Тяжелый сардитовый[198] кубок, оправленный в золотую скань, отнесли слуги на золотом подносе дьяку Висковатому. Притаилась палата – не до пареных кастрюков в шафране, не до хмельного пива!.. В глазах – растерянность, в открытых ртах – немота… Невиданное творится! Раньше лишь именитым подносил царь такие дары, а теперь – Господи, глазам не верится! – дьяку! Пусть самому первому, пусть самому важному – но дьяку!
Висковатый благодарил царя просто, не витийствуя, не изощряясь в хвалах… Выпил вино, раскланялся на три стороны и спрятал кубок за пазуху.
Иван, выслушав скупую благодарность Висковатого, откинулся на подлокотник трона, громко, с веселой, но какой-то недоброй, заумной укоризной стал говорить:
– Увы мне, грешному!.. Горе мне, окаянному!.. Ох мне, скверному, недостойному даже холопьих возблагодарений!

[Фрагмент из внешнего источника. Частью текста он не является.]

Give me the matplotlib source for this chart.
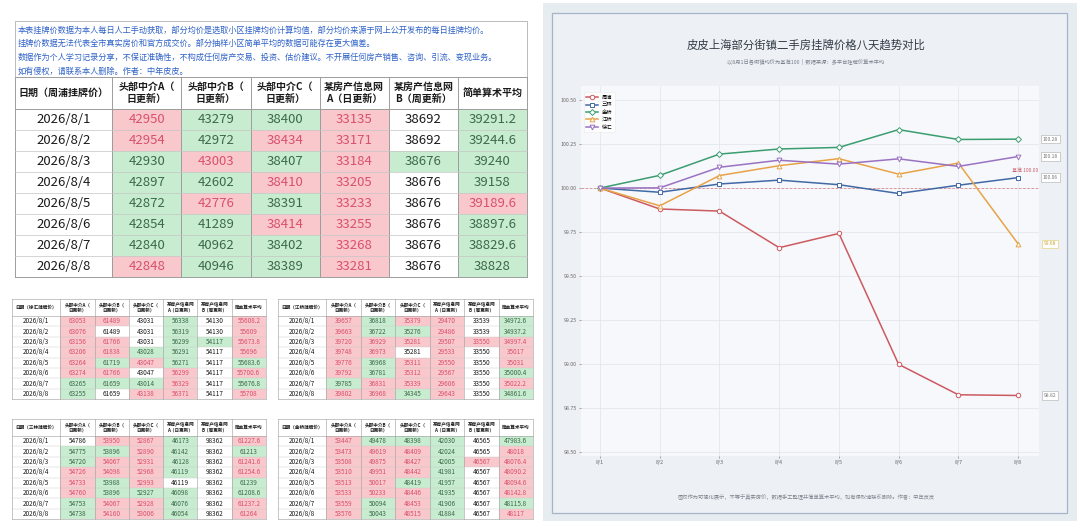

Что тело мое, что душа моя, что мысли – каковому делу великому изжертвованы они?! Что приискиваю, изнуряя их?! Присных благ, роскошества, а иного не вем за собой! А верные мои, слуги мои, подручники мои?! Они в беспрестанных радениях об отчизне нашей – Руси-матушке… Они рачительны, ревнивы, благоискусны, они животы свои и статки за отечество покладают… Вон как велика их жертва! Ох мне, скверному и недостойному! В убогости и скуде несут они свой жребий, а я, окаянный, осторонь почиваю! Чужеспинник я и раскаиваюсь, раскаиваюсь!.. Посему хочу пить здравие подручников моих, верных моих!.. И славословия им хочу – достойного славословия! – Иван выпрямился, поднял чашу: – Кто же скажет здравицу в честь верных моих? Слышали, их здравие пить хочу!